For over 2 weeks he has been peeing by his hay, no matter where I put it. I thought maybe he wanted more hay, so I have been keeping it stocked. I changed the location of his litterbox corner and hay in another, and no matter what, he keeps peeing by the hay, even though he still uses the litterbox. I have the hay in a corner of his cage now and he keeps it clean for a couple of hours and then pees in front of the pile which soaks the bottom of the hay pile.

I am wastting precious, expensive Oxbow and spending a lot of time cleaning up, several times a day. He was great for so long.... Why is he suddenly doing this?

His behavior, diet, hay, playtime, etc has been unchanged. He lives in a 2x4 cage with the doors open and free time in his x pen area. He likes to be in his cage, unless the dogs or a human are in the x pen with him. I do not believe this is a "cage is too small-he needs a bunny room" problem.


----------



## MiserySmith (Nov 24, 2012)

how about putting it in a rack or some kind of mesh box so that he cant pee on it? That's probably the easiest solution.
If you google images search "rabbit hay rack" it comes up with a lot of options for you.

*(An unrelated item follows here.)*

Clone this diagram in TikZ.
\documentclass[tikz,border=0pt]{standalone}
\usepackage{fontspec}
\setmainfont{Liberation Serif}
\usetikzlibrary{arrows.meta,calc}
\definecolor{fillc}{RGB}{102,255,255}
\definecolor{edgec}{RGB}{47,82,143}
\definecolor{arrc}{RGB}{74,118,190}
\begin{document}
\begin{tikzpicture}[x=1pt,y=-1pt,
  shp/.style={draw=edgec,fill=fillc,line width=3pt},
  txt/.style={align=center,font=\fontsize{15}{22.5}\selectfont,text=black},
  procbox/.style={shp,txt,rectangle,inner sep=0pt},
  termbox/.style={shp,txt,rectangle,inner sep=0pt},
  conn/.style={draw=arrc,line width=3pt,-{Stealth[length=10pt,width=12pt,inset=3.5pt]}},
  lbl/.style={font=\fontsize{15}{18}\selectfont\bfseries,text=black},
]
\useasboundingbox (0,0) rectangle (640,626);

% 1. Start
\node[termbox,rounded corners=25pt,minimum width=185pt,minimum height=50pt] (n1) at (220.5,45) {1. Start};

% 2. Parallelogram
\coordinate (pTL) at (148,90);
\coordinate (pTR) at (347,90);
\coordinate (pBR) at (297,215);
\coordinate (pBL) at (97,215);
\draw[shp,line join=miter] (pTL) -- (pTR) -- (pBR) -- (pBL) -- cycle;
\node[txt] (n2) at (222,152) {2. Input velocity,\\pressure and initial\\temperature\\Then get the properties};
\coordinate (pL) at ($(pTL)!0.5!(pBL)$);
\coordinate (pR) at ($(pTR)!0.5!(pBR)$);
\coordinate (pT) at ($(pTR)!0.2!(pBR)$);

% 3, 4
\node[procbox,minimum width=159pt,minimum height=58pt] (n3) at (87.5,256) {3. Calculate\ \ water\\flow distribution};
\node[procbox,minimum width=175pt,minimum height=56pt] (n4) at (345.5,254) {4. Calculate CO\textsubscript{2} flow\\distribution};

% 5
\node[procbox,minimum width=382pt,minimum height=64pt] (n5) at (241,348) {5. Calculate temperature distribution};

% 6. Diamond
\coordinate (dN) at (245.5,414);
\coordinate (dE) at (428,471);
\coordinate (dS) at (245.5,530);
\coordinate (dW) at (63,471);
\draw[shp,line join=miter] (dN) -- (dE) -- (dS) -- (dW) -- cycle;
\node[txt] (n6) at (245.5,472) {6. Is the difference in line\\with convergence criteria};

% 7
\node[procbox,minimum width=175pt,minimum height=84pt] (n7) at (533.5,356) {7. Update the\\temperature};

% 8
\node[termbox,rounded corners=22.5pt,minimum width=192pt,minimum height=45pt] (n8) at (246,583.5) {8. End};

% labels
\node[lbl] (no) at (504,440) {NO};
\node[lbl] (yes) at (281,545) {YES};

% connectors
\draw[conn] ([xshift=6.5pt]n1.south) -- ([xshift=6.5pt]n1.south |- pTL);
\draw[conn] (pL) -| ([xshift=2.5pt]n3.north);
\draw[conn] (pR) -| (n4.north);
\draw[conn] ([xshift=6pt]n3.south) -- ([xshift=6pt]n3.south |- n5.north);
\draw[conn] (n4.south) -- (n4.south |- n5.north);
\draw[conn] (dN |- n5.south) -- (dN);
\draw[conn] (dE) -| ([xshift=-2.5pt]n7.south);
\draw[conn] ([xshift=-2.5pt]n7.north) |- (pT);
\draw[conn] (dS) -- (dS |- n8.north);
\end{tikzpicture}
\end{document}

Edited to add: I use something similar to this zip tied to the side of my rabbits cage above his litter box. It holds a lot.
http://www.biglots.com/images/large/170022164_65_66-2.jpg


----------



## motomom88 (Nov 24, 2012)

I have tried racks that hang on the side of the cage and they just don't hold e ought. Plus he got a really bad sore on this chin from pulling out the hay. Your bin looks like it might be something I can try. It has to be narrow enough to fit in this area in his cage, next to his crate. I can't put the hay in the x pen because of the area it is situated in
- for several reasons.

I would still like to k ow WHY he is doing this.


----------



## Korr_and_Sophie (Nov 24, 2012)

Rabbits tend to pee and poop where they eat. Many also like to pee on hay. It is commonly recommended to put hay in or near the litter box so they can eat and pee/poop at the same time.

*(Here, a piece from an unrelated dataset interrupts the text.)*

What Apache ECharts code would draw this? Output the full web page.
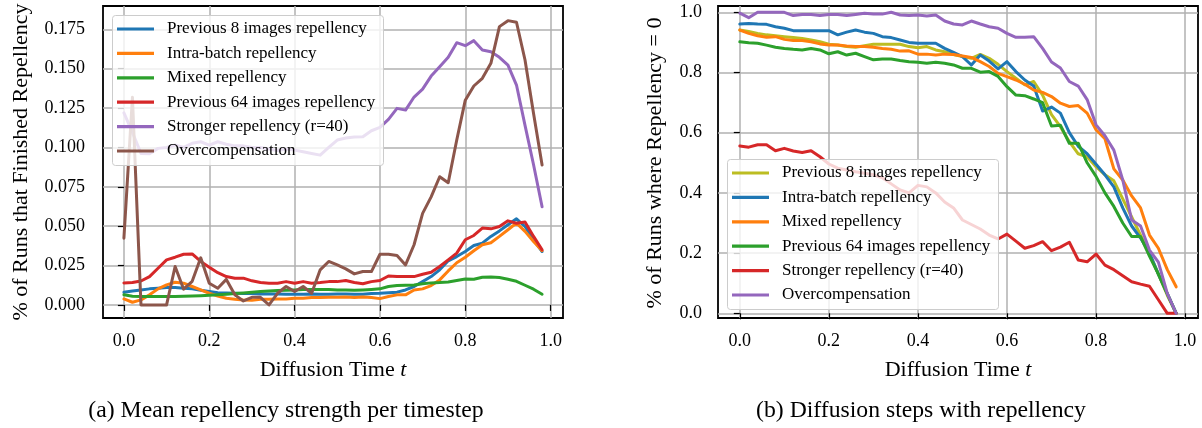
<!DOCTYPE html>
<html>
<head>
<meta charset="utf-8">
<script src="https://cdn.jsdelivr.net/npm/echarts@6/dist/echarts.min.js"></script>
<style>
  html, body { margin: 0; padding: 0; background: #ffffff; }
  #chart { width: 1202px; height: 428px; }
</style>
</head>
<body>
<div id="chart"></div>
<script>
// Diffusion time grid shared by both panels
const timeSteps = [
  0.00, 0.02, 0.04, 0.06, 0.08, 0.10, 0.12, 0.14, 0.16, 0.18,
  0.20, 0.22, 0.24, 0.26, 0.28, 0.30, 0.32, 0.34, 0.36, 0.38,
  0.40, 0.42, 0.44, 0.46, 0.48, 0.50, 0.52, 0.54, 0.56, 0.58,
  0.60, 0.62, 0.64, 0.66, 0.68, 0.70, 0.72, 0.74, 0.76, 0.78,
  0.80, 0.82, 0.84, 0.86, 0.88, 0.90, 0.92, 0.94, 0.96, 0.98
];

// Tick labels
const xTicks = [0.0, 0.2, 0.4, 0.6, 0.8, 1.0];
const yTicksLeft = [0.000, 0.025, 0.050, 0.075, 0.100, 0.125, 0.150, 0.175];
const yTicksRight = [0.0, 0.2, 0.4, 0.6, 0.8, 1.0];

// Panel (a): share of runs that finished repellency at each timestep
const namesLeft = [
  'Previous 8 images repellency',
  'Intra-batch repellency',
  'Mixed repellency',
  'Previous 64 images repellency',
  'Stronger repellency (r=40)',
  'Overcompensation'
];
const colorsLeft = ['#1f77b4', '#ff7f0e', '#2ca02c', '#d62728', '#9467bd', '#8c564b'];

const finishedPrev8 = [
  0.0081, 0.0089, 0.0095, 0.0102, 0.0106, 0.0110, 0.0110, 0.0106, 0.0102, 0.0093,
  0.0085, 0.0078, 0.0076, 0.0074, 0.0072, 0.0072, 0.0070, 0.0070, 0.0070, 0.0068,
  0.0068, 0.0068, 0.0070, 0.0068, 0.0068, 0.0070, 0.0070, 0.0068, 0.0068, 0.0072,
  0.0074, 0.0078, 0.0081, 0.0095, 0.0117, 0.0148, 0.0180, 0.0223, 0.0280, 0.0307,
  0.0339, 0.0377, 0.0392, 0.0435, 0.0470, 0.0509, 0.0547, 0.0498, 0.0414, 0.0339
];
const finishedIntra = [
  0.0038, 0.0017, 0.0032, 0.0064, 0.0102, 0.0127, 0.0144, 0.0138, 0.0117, 0.0095,
  0.0074, 0.0057, 0.0042, 0.0036, 0.0032, 0.0030, 0.0036, 0.0036, 0.0038, 0.0038,
  0.0042, 0.0042, 0.0047, 0.0047, 0.0049, 0.0049, 0.0051, 0.0047, 0.0051, 0.0047,
  0.0040, 0.0053, 0.0064, 0.0064, 0.0095, 0.0102, 0.0123, 0.0159, 0.0216, 0.0268,
  0.0303, 0.0344, 0.0382, 0.0395, 0.0435, 0.0477, 0.0519, 0.0467, 0.0403, 0.0344
];
const finishedMixed = [
  0.0064, 0.0055, 0.0053, 0.0053, 0.0053, 0.0053, 0.0053, 0.0055, 0.0057, 0.0059,
  0.0061, 0.0064, 0.0068, 0.0072, 0.0076, 0.0081, 0.0085, 0.0089, 0.0091, 0.0093,
  0.0095, 0.0098, 0.0098, 0.0098, 0.0098, 0.0095, 0.0095, 0.0093, 0.0095, 0.0098,
  0.0102, 0.0117, 0.0123, 0.0125, 0.0127, 0.0134, 0.0140, 0.0142, 0.0146, 0.0155,
  0.0165, 0.0163, 0.0176, 0.0178, 0.0174, 0.0163, 0.0150, 0.0125, 0.0100, 0.0068
];
const finishedPrev64 = [
  0.0140, 0.0142, 0.0152, 0.0180, 0.0233, 0.0286, 0.0303, 0.0322, 0.0324, 0.0276,
  0.0240, 0.0205, 0.0180, 0.0170, 0.0170, 0.0153, 0.0142, 0.0138, 0.0138, 0.0148,
  0.0138, 0.0148, 0.0138, 0.0142, 0.0148, 0.0148, 0.0155, 0.0142, 0.0134, 0.0148,
  0.0155, 0.0184, 0.0180, 0.0180, 0.0180, 0.0195, 0.0208, 0.0244, 0.0286, 0.0329,
  0.0414, 0.0441, 0.0488, 0.0483, 0.0498, 0.0534, 0.0519, 0.0526, 0.0435, 0.0350
];
const finishedStronger = [
  0.1220, 0.1095, 0.0962, 0.0960, 0.0994, 0.1000, 0.1015, 0.1000, 0.1026, 0.1036,
  0.1015, 0.1036, 0.1020, 0.1010, 0.1010, 0.1000, 0.1000, 0.0990, 0.0980, 0.0990,
  0.0983, 0.0972, 0.0962, 0.0951, 0.1000, 0.1047, 0.1060, 0.1066, 0.1068, 0.1106,
  0.1127, 0.1178, 0.1248, 0.1237, 0.1320, 0.1370, 0.1453, 0.1513, 0.1572, 0.1665,
  0.1646, 0.1678, 0.1619, 0.1608, 0.1572, 0.1523, 0.1396, 0.1140, 0.0890, 0.0623
];
const finishedOvercomp = [
  0.0424, 0.1318, 0.0000, 0.0000, 0.0000, 0.0000, 0.0244, 0.0100, 0.0150, 0.0299,
  0.0138, 0.0106, 0.0162, 0.0064, 0.0025, 0.0048, 0.0048, 0.0000, 0.0074, 0.0117,
  0.0085, 0.0117, 0.0074, 0.0223, 0.0276, 0.0254, 0.0229, 0.0197, 0.0212, 0.0212,
  0.0322, 0.0322, 0.0314, 0.0254, 0.0382, 0.0581, 0.0686, 0.0814, 0.0776, 0.1047,
  0.1300, 0.1390, 0.1439, 0.1534, 0.1767, 0.1805, 0.1795, 0.1555, 0.1216, 0.0888
];
const valuesLeft = [finishedPrev8, finishedIntra, finishedMixed, finishedPrev64, finishedStronger, finishedOvercomp];

// Panel (b): share of runs where repellency is still zero
const namesRight = namesLeft;
const colorsRight = ['#bcbd22', '#1f77b4', '#ff7f0e', '#2ca02c', '#d62728', '#9467bd'];

const zeroPrev8 = [
  0.941, 0.936, 0.930, 0.925, 0.922, 0.919, 0.916, 0.913, 0.908, 0.902,
  0.894, 0.891, 0.886, 0.884, 0.889, 0.894, 0.894, 0.894, 0.894, 0.886,
  0.882, 0.886, 0.875, 0.869, 0.860, 0.853, 0.847, 0.860, 0.847, 0.827,
  0.803, 0.781, 0.759, 0.770, 0.725, 0.660, 0.620, 0.570, 0.530, 0.520,
  0.487, 0.460, 0.440, 0.380, 0.320, 0.260, 0.200, 0.130, 0.060, 0.000
];
const zeroIntra = [
  0.961, 0.963, 0.961, 0.960, 0.952, 0.947, 0.939, 0.939, 0.939, 0.939,
  0.939, 0.925, 0.934, 0.941, 0.934, 0.930, 0.919, 0.916, 0.908, 0.900,
  0.897, 0.897, 0.897, 0.880, 0.867, 0.853, 0.825, 0.858, 0.838, 0.812,
  0.836, 0.803, 0.775, 0.755, 0.672, 0.685, 0.665, 0.600, 0.555, 0.530,
  0.495, 0.460, 0.420, 0.350, 0.290, 0.250, 0.200, 0.130, 0.065, 0.000
];
const zeroMixed = [
  0.941, 0.930, 0.922, 0.917, 0.919, 0.910, 0.906, 0.906, 0.902, 0.895,
  0.891, 0.891, 0.888, 0.886, 0.886, 0.884, 0.880, 0.877, 0.871, 0.872,
  0.861, 0.861, 0.858, 0.861, 0.860, 0.855, 0.850, 0.836, 0.820, 0.797,
  0.786, 0.775, 0.761, 0.742, 0.734, 0.720, 0.698, 0.687, 0.690, 0.665,
  0.610, 0.580, 0.480, 0.443, 0.390, 0.350, 0.260, 0.216, 0.145, 0.088
];
const zeroPrev64 = [
  0.902, 0.899, 0.897, 0.891, 0.884, 0.880, 0.877, 0.875, 0.880, 0.875,
  0.862, 0.869, 0.858, 0.864, 0.853, 0.842, 0.845, 0.845, 0.840, 0.836,
  0.834, 0.831, 0.834, 0.831, 0.825, 0.814, 0.814, 0.801, 0.803, 0.787,
  0.753, 0.725, 0.723, 0.712, 0.700, 0.622, 0.625, 0.565, 0.565, 0.500,
  0.455, 0.400, 0.355, 0.300, 0.255, 0.255, 0.190, 0.130, 0.065, 0.000
];
const zeroStronger = [
  0.556, 0.552, 0.560, 0.560, 0.540, 0.548, 0.539, 0.534, 0.540, 0.520,
  0.496, 0.482, 0.476, 0.470, 0.465, 0.460, 0.450, 0.430, 0.410, 0.400,
  0.425, 0.420, 0.400, 0.370, 0.350, 0.310, 0.295, 0.280, 0.260, 0.247,
  0.263, 0.240, 0.216, 0.225, 0.238, 0.208, 0.220, 0.236, 0.177, 0.171,
  0.197, 0.160, 0.145, 0.125, 0.105, 0.097, 0.090, 0.045, 0.000, 0.000
];
const zeroOvercomp = [
  0.997, 0.982, 1.000, 1.000, 1.000, 1.000, 0.989, 0.993, 0.993, 0.989,
  0.993, 0.993, 0.989, 0.993, 0.997, 0.994, 0.994, 1.000, 0.991, 0.989,
  0.991, 0.988, 0.991, 0.971, 0.961, 0.958, 0.971, 0.961, 0.952, 0.947,
  0.930, 0.917, 0.917, 0.919, 0.880, 0.835, 0.815, 0.770, 0.755, 0.710,
  0.626, 0.590, 0.542, 0.443, 0.310, 0.290, 0.210, 0.170, 0.066, 0.000
];
const valuesRight = [zeroPrev8, zeroIntra, zeroMixed, zeroPrev64, zeroStronger, zeroOvercomp];

const SERIF = '"Liberation Serif", "DejaVu Serif", serif';
const TICK_FONT = 18;
const LEGEND_FONT = 17;
const TITLE_FONT = 22;
const CAPTION_FONT = 23.7;
const RIGHT_PREFIX = 'b|';

// Legend frames: [left, top, width, height]
const LEGEND_BOX_LEFT = [112, 15, 271, 150];
const LEGEND_BOX_RIGHT = [727, 159, 271, 150];

function buildSeries(names, colors, values, axisIndex, prefix) {
  return names.map((name, k) => ({
    name: prefix + name,
    type: 'line',
    xAxisIndex: axisIndex,
    yAxisIndex: axisIndex,
    data: timeSteps.map((t, i) => [t, values[k][i]]),
    showSymbol: false,
    symbol: 'none',
    color: colors[k],
    lineStyle: { color: colors[k], width: 3, join: 'round', cap: 'round' },
    emphasis: { disabled: true },
    animation: false
  }));
}

function xAxisFor(gridIndex) {
  return {
    type: 'value',
    gridIndex: gridIndex,
    min: -0.049,
    max: 1.029,
    axisLine: { show: false },
    axisTick: { show: true, customValues: xTicks, length: 6, lineStyle: { color: '#000', width: 1.2 } },
    axisLabel: {
      customValues: xTicks,
      formatter: v => v.toFixed(1),
      fontFamily: SERIF, fontSize: TICK_FONT, color: '#000', margin: 14
    },
    splitLine: { show: true, lineStyle: { color: '#b0b0b0', width: 1.5 } }
  };
}

function yAxisFor(gridIndex, min, max, ticks, digits, margin) {
  return {
    type: 'value',
    gridIndex: gridIndex,
    min: min,
    max: max,
    axisLine: { show: false },
    axisTick: { show: true, customValues: ticks, length: 6, lineStyle: { color: '#000', width: 1.2 } },
    axisLabel: {
      customValues: ticks,
      formatter: v => v.toFixed(digits),
      fontFamily: SERIF, fontSize: TICK_FONT, color: '#000', margin: margin
    },
    splitLine: { show: true, lineStyle: { color: '#b0b0b0', width: 1.5 } }
  };
}

// Legend entries sit on an upper layer; the translucent frame beneath them is a graphic rect
function legendFor(names, colors, prefix, box) {
  return {
    orient: 'vertical',
    left: box[0],
    top: box[1],
    zlevel: 2,
    padding: [4, 8, 5, 5],
    itemGap: 4.4,
    itemWidth: 37,
    itemHeight: 3.2,
    icon: 'rect',
    backgroundColor: 'transparent',
    borderWidth: 0,
    selectedMode: false,
    formatter: n => n.startsWith(RIGHT_PREFIX) ? n.slice(RIGHT_PREFIX.length) : n,
    textStyle: { fontFamily: SERIF, fontSize: LEGEND_FONT, color: '#000', lineHeight: 20, padding: [0, 0, 0, 8] },
    data: names.map((n, k) => ({ name: prefix + n, itemStyle: { color: colors[k], borderWidth: 0 } }))
  };
}

function legendFrame(box) {
  return {
    type: 'rect', zlevel: 1, z: 100,
    shape: { x: box[0] + 0.5, y: box[1] + 0.5, width: box[2], height: box[3], r: 3 },
    style: { fill: 'rgba(255,255,255,0.8)', stroke: '#cccccc', lineWidth: 1 }
  };
}

function rotatedTitle(text, x, y) {
  return {
    type: 'text', x: x, y: y, rotation: Math.PI / 2,
    style: { text: text, fontFamily: SERIF, fontSize: TITLE_FONT, fill: '#000', align: 'center', verticalAlign: 'middle' }
  };
}
function timeTitle(x, y) {
  return {
    type: 'text', x: x, y: y,
    style: {
      text: 'Diffusion Time {i|t}',
      fontFamily: SERIF, fontSize: TITLE_FONT, fill: '#000', align: 'center', verticalAlign: 'middle',
      rich: { i: { fontFamily: SERIF, fontSize: TITLE_FONT, fontStyle: 'italic', fill: '#000' } }
    }
  };
}
function caption(text, x, y) {
  return {
    type: 'text', x: x, y: y,
    style: { text: text, fontFamily: SERIF, fontSize: CAPTION_FONT, fill: '#000', align: 'center', verticalAlign: 'middle' }
  };
}

const chart = echarts.init(document.getElementById('chart'), null, { renderer: 'canvas' });
chart.setOption({
  animation: false,
  backgroundColor: '#ffffff',
  grid: [
    { left: 103, top: 6, width: 460, height: 312, show: true, borderColor: '#000', borderWidth: 1.8, backgroundColor: 'transparent', containLabel: false },
    { left: 718, top: 6, width: 480, height: 312, show: true, borderColor: '#000', borderWidth: 1.8, backgroundColor: 'transparent', containLabel: false }
  ],
  xAxis: [xAxisFor(0), xAxisFor(1)],
  yAxis: [
    yAxisFor(0, -0.0083, 0.1898, yTicksLeft, 3, 18),
    yAxisFor(1, -0.0156, 1.0209, yTicksRight, 1, 16)
  ],
  legend: [
    legendFor(namesLeft, colorsLeft, '', LEGEND_BOX_LEFT),
    legendFor(namesRight, colorsRight, RIGHT_PREFIX, LEGEND_BOX_RIGHT)
  ],
  series: [
    ...buildSeries(namesLeft, colorsLeft, valuesLeft, 0, ''),
    ...buildSeries(namesRight, colorsRight, valuesRight, 1, RIGHT_PREFIX)
  ],
  graphic: [
    legendFrame(LEGEND_BOX_LEFT),
    legendFrame(LEGEND_BOX_RIGHT),
    rotatedTitle('% of Runs that Finished Repellency', 21, 162),
    rotatedTitle('% of Runs where Repellency = 0', 655, 163),
    timeTitle(333, 370),
    timeTitle(958, 370),
    caption('(a) Mean repellency strength per timestep', 286, 411),
    caption('(b) Diffusion steps with repellency', 921, 411)
  ]
});
</script>
</body>
</html>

Can you buy bales of hay? This would be a cheaper hay that you could put in the litter box for him to pee on. You can still use the oxbow as eating hay, but use a hay rack to keep him from peeing on it.


----------



## JBun (Nov 24, 2012)

Maybe he decided he needed to mark it to make sure you know it's HIS hay. Rabbits just have funny ideas about things sometimes. They mark it so you(or another rabbit) doesn't take it, but then they can't eat it anymore once it's peed on.

You should seriously consider trying to find a horse feed store somewhere near you, and buy a big bale of grass hay. It is soooo much cheaper then those little bags. You can get a 50+ lb. bale for $10-20. And it will last you for several months and you don't have to worry about wasting it.

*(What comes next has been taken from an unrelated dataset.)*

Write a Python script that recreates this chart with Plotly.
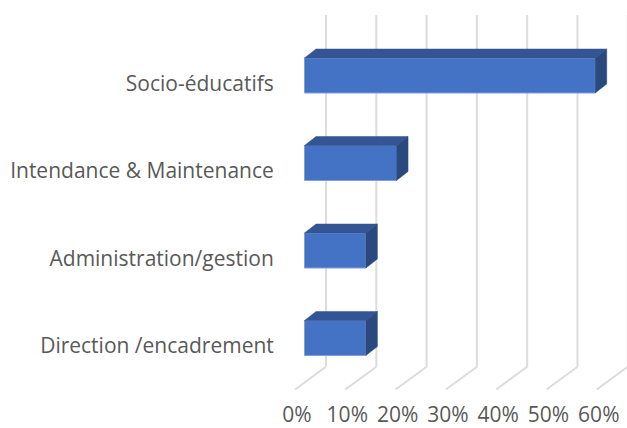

If that isn't an option, here's a litterbox hay rack that worked well for my rabbits.

http://www.rabbitsonline.net/view_topic.php?id=53690&forum_id=93&page=1


----------



## motomom88 (Nov 24, 2012)

Yes, there are other options for containing the hay, but putting on the litterbox won't work. I have to use corner litter boxes and they have no room for hay....

I need to find a way to stop him from peeing by the hay and go back to using just his litterbox. I can't keep spending 20 minutes 2-4 times a day just on pee cleanup! I would much rather spend that time with my bunny.


----------



## Nancy McClelland (Nov 24, 2012)

We have a hay rack that is by their litter boxes so the can use their box and reach over to eat the hay. With Finn and Serena we have to fill it 2 or 3 times a day.


----------



## tamsin (Nov 24, 2012)

I would swap out the corner ones for boxes - you can get storage boxes if normal litter trays aren't deep enough - he should be able to hop in find. The hay one end away from the corner and he should be able to wee and chew without making a mess


----------